Instruction ->
Using the data below, return word for word every line from the one holding "Emit a web page" down to the one holding "0.094, 0.073, 0.058];". Leave pictures out.

Supplied data ->
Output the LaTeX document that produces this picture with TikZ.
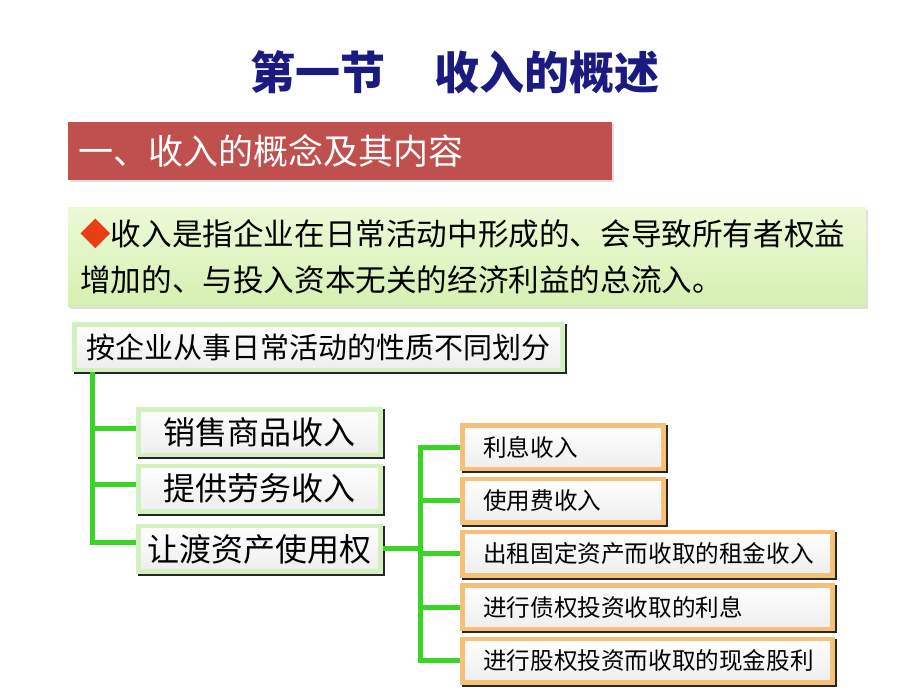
\documentclass[tikz,border=0pt]{standalone}
\usepackage{fontspec}
\setmainfont{Noto Sans CJK SC}
\usepackage{xcolor}
\usetikzlibrary{positioning, shadows}

\definecolor{titleblue}{RGB}{26,26,128}
\definecolor{barred}{RGB}{192,80,77}
\definecolor{notetop}{RGB}{236,250,214}
\definecolor{notebottom}{RGB}{214,240,178}
\definecolor{framegreen}{RGB}{210,240,192}
\definecolor{frameorange}{RGB}{246,192,118}
\definecolor{linkgreen}{RGB}{58,212,38}
\definecolor{markred}{RGB}{232,62,22}

\begin{document}
\begin{tikzpicture}[x=1pt, y=1pt,
    inset/.style={path picture={\shade[top color=white, bottom color=black!7]
        ([shift={(5pt,-5pt)}]path picture bounding box.north west) rectangle
        ([shift={(-5pt,5pt)}]path picture bounding box.south east);}},
    edge shadow/.style={general shadow={fill=black!85, shadow xshift=2pt, shadow yshift=-2pt}},
    kindbox/.style={fill=framegreen, inset, edge shadow, inner sep=0pt,
        minimum width=247pt, minimum height=50pt, font=\fontsize{32}{32}\selectfont},
    waybox/.style={fill=frameorange, inset, edge shadow, inner xsep=23pt, inner ysep=0pt,
        text width=#1, align=left, minimum height=48pt, font=\fontsize{23.6}{23.6}\selectfont},
    link/.style={draw=linkgreen, line width=5pt}]

    \useasboundingbox (0,0) rectangle (920,690);

    % heading and banner
    \node[text=titleblue, font=\fontsize{45}{45}\selectfont\bfseries] (title) at (455,618)
        {第一节\hspace{1.1em}收入的概述};

    \node[anchor=north west, fill=barred, drop shadow={opacity=0.25, shadow xshift=2pt, shadow yshift=-2pt},
        minimum width=544pt, minimum height=58pt, inner xsep=10pt, text width=524pt, align=left,
        text=white, font=\fontsize{35}{35}\selectfont] (bar) at (68,568) {一、收入的概念及其内容};

    \node[anchor=north west, top color=notetop, bottom color=notebottom,
        drop shadow={opacity=0.25, shadow xshift=2pt, shadow yshift=-3pt},
        minimum width=798pt, minimum height=99pt, inner xsep=12pt, text width=774pt, align=left,
        font=\fontsize{30.6}{46}\selectfont] (note) at (68,483)
        {{\color{markred}◆}收入是指企业在日常活动中形成的、会导致所有者权益\\增加的、与投入资本无关的经济利益的总流入。};

    % classification tree
    \node[kindbox, anchor=north west, minimum width=493pt, font=\fontsize{29}{29}\selectfont] (head) at (72,368)
        {按企业从事日常活动的性质不同划分};

    \node[kindbox, anchor=north west] (s1) at (136,283) {销售商品收入};
    \node[kindbox, below=6pt of s1] (s2) {提供劳务收入};
    \node[kindbox, below=10pt of s2] (s3) {让渡资产使用权};

    \node[waybox=160pt, anchor=north west] (o1) at (460,267) {利息收入};
    \node[waybox=160pt, below=5pt of o1] (o2) {使用费收入};
    \node[waybox=329pt, below=5pt of o2.south west, anchor=north west] (o3) {出租固定资产而收取的租金收入};
    \node[waybox=329pt, below=5pt of o3] (o4) {进行债权投资收取的利息};
    \node[waybox=329pt, below=5pt of o4] (o5) {进行股权投资而收取的现金股利};

    \coordinate (spine) at ([xshift=20pt]head.south west);
    \coordinate (fork) at ([xshift=-40pt]o3.west);

    \draw[link] (spine) |- ([yshift=6pt]s3.west);
    \foreach \k in {s1,s2}
        \draw[link] ([yshift=4pt]spine |- \k.west) -- ([yshift=4pt]\k.west);

    \draw[link] (o1.west) -| (fork) |- (o5.west);
    \foreach \k in {o2,o3,o4}
        \draw[link] (fork |- \k.west) -- (\k.west);
    \draw[link] (s3.east) -- (s3.east -| fork);

\end{tikzpicture}
\end{document}
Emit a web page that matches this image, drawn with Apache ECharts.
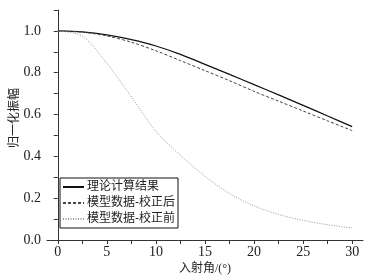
<!DOCTYPE html>
<html>
<head>
<meta charset="utf-8">
<script src="https://cdn.jsdelivr.net/npm/echarts@6/dist/echarts.min.js"></script>
<style>
  html, body { margin: 0; padding: 0; background: #ffffff; }
  #chart { width: 377px; height: 278px; }
</style>
</head>
<body>
<div id="chart"></div>
<script>
const angles = [0, 2.5, 5, 7.5, 10, 12.5, 15, 17.5, 20, 22.5, 25, 27.5, 30];
const theory = [1.0, 0.995, 0.981, 0.958, 0.928, 0.888, 0.84, 0.792, 0.743, 0.694, 0.644, 0.593, 0.542];
const corrected = [1.0, 0.994, 0.976, 0.946, 0.905, 0.858, 0.81, 0.762, 0.711, 0.664, 0.617, 0.57, 0.523];
const uncorrected = [1.0, 0.975, 0.845, 0.685, 0.52, 0.405, 0.305, 0.222, 0.163, 0.122, 0.094, 0.073, 0.058];

const xLabels = [0, 5, 10, 15, 20, 25, 30];
const xTicks = [0, 2.5, 5, 7.5, 10, 12.5, 15, 17.5, 20, 22.5, 25, 27.5, 30];
const yLabels = [0, 0.2, 0.4, 0.6, 0.8, 1.0];
const yTicks = [0, 0.1, 0.2, 0.3, 0.4, 0.5, 0.6, 0.7, 0.8, 0.9, 1.0, 1.1];

const names = ["理论计算结果", "模型数据-校正后", "模型数据-校正前"];

function pairs(values) {
  return angles.map((a, i) => [a, values[i]]);
}

const serif = "'Liberation Serif', 'Times New Roman', serif";
const cjk = "'Liberation Serif', 'Noto Sans CJK SC', serif";

const chart = echarts.init(document.getElementById("chart"), null, { renderer: "canvas" });

chart.setOption({
  animation: false,
  backgroundColor: "#ffffff",
  grid: { left: 47, right: 14, top: 10, bottom: 38, outerBoundsMode: "none", containLabel: false },
  legend: {
    left: 60,
    top: 178,
    orient: "vertical",
    itemWidth: 21,
    itemHeight: 12,
    itemGap: 4,
    padding: [3, 3, 3, 2],
    borderColor: "#111",
    borderWidth: 1,
    backgroundColor: "#ffffff",
    itemStyle: { opacity: 0 },
    textStyle: { fontFamily: cjk, fontSize: 12, color: "#222", padding: [0, 0, 0, -2] },
    data: names
  },
  xAxis: {
    type: "value",
    min: -1.1,
    max: 31.1,
    name: "入射角/(°)",
    nameLocation: "middle",
    nameGap: 23,
    nameMoveOverlap: false,
    nameTextStyle: { fontFamily: cjk, fontSize: 12, color: "#222" },
    axisLine: { show: true, lineStyle: { color: "#333", width: 1 } },
    axisTick: { show: true, length: 4, customValues: xTicks, lineStyle: { color: "#333" } },
    axisLabel: { customValues: xLabels, margin: 5, fontFamily: serif, fontSize: 14, color: "#222" },
    splitLine: { show: false }
  },
  yAxis: {
    type: "value",
    min: 0,
    max: 1.1,
    name: "归一化振幅",
    nameLocation: "middle",
    nameGap: 26,
    nameMoveOverlap: false,
    nameTextStyle: { fontFamily: cjk, fontSize: 12, color: "#222", padding: [0, 0, 0, 14] },
    axisLine: { show: true, lineStyle: { color: "#333", width: 1 } },
    axisTick: { show: true, length: 4, customValues: yTicks, lineStyle: { color: "#333" } },
    axisLabel: {
      customValues: yLabels,
      margin: 6,
      fontFamily: serif,
      fontSize: 14,
      color: "#222",
      formatter: (v) => v.toFixed(1)
    },
    splitLine: { show: false }
  },
  series: [
    {
      name: names[0],
      type: "line",
      smooth: 0.3,
      symbol: "none",
      lineStyle: { color: "#111", width: 1.2, type: "solid" },
      itemStyle: { color: "#111" },
      data: pairs(theory)
    },
    {
      name: names[1],
      type: "line",
      smooth: 0.3,
      symbol: "none",
      lineStyle: { color: "#444", width: 1, type: [3, 2] },
      itemStyle: { color: "#444" },
      data: pairs(corrected)
    },
    {
      name: names[2],
      type: "line",
      smooth: 0.3,
      symbol: "none",
      lineStyle: { color: "#999", width: 1, type: [1, 1.5] },
      itemStyle: { color: "#999" },
      data: pairs(uncorrected)
    }
  ]
});
</script>
</body>
</html>
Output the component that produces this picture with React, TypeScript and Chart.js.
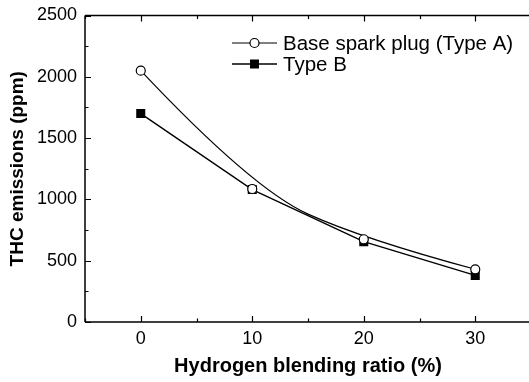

Exercise answer ->
Emit a web page that matches this image, drawn with Apache ECharts.
<!DOCTYPE html>
<html>
<head>
<meta charset="utf-8">
<script src="https://cdn.jsdelivr.net/npm/echarts@6/dist/echarts.min.js"></script>
<style>
  html, body { margin: 0; padding: 0; background: #ffffff; }
  #chart { width: 377px; height: 278px; }
</style>
</head>
<body>
<div id="chart"></div>
<script>
const angles = [0, 2.5, 5, 7.5, 10, 12.5, 15, 17.5, 20, 22.5, 25, 27.5, 30];
const theory = [1.0, 0.995, 0.981, 0.958, 0.928, 0.888, 0.84, 0.792, 0.743, 0.694, 0.644, 0.593, 0.542];
const corrected = [1.0, 0.994, 0.976, 0.946, 0.905, 0.858, 0.81, 0.762, 0.711, 0.664, 0.617, 0.57, 0.523];
const uncorrected = [1.0, 0.975, 0.845, 0.685, 0.52, 0.405, 0.305, 0.222, 0.163, 0.122, 0.094, 0.073, 0.058];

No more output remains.